March 25, 2005Arizona’s Scottsdale City Council unanimously approved a green building resolution on Tuesday, becoming the country’s first city to adopt such a high environmental standard for new city buildings and remodels.

“Scottsdale has always had a real keen interest and concern for the environment,” Mayor Mary Manross said. “The advantages and benefits of this project are long term, which is what sustainability is all about.”

Any new Scottsdale construction is required to achieve gold-level certification from the Leadership in Energy and Environmental Design (LEED) Program, regulated under the Washington, D.C.-based U.S. Green Building Council. There are four levels of LEED ratings; while other U.S. cities have adopted building practices to conform to lower levels of environmental design, under the gold level, Scottsdale will be constructing new buildings under the second-highest rating possible.

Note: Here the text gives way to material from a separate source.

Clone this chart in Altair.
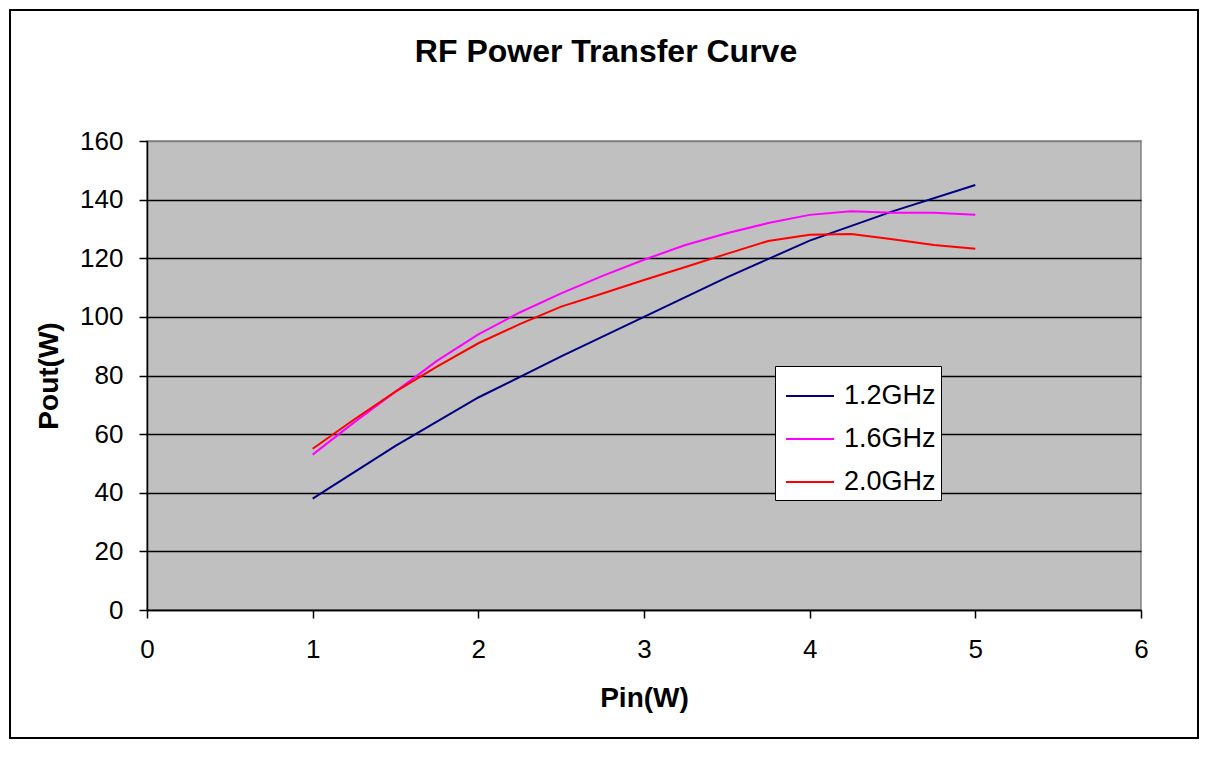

The city’s first official municipal LEED green-certified building will be the Scottsdale Senior Center, expected to open at the end of the year. Because “the east and west sides of a building are notorious for heat gain,” said Scottsdale Green Building Manager Anthony Floyd, most of the center’s windows will face north, letting in indirect sunlight, but minimizing exposure to the desert area’s scorching direct sunlight. Air-conditioners will run less, in turn dropping power consumption, while the indirect ambient light will help suppress electricity usage. A 30-kilowatt solar electric system will generate 20 percent of the building’s energy needs.

Scottsdale is no stranger to environmental design. While the city officially embraced LEED certification this week, the Scottsdale Green Building Program has been growing since 1998. Last year, the area saw a boom in environmental design—of the 469 green building permits issued since 1998, 239 of them were handed out in 2004, accounting for 21 percent of all new single-family resident construction.

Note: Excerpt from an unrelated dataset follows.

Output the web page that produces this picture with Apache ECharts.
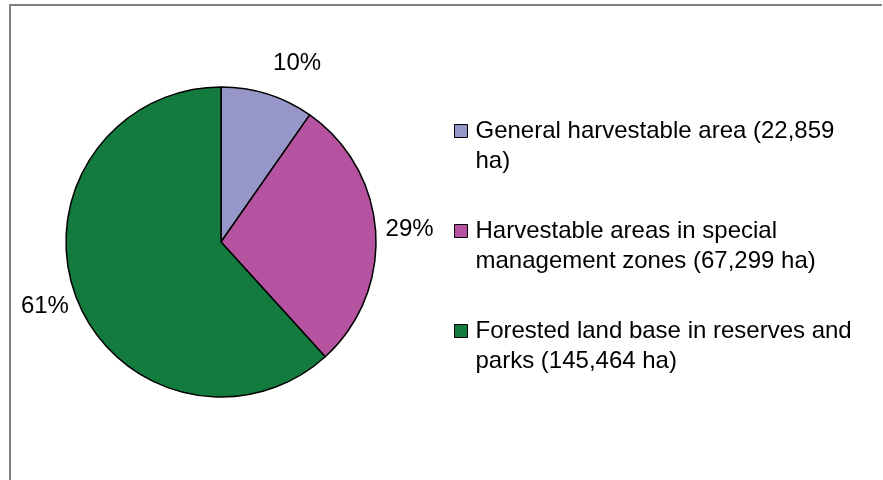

While the Scottsdale City Council anticipates that environmentally designed buildings will initially cost 2 percent more than conventional construction, the city thinks a building’s increased energy efficiency will payback the extra outlay within two years.

“I think clearly we’ll be a model across the nation,” Mayor Manross said. “This is a movement for more sustainable development, and it’s spreading across the nation.”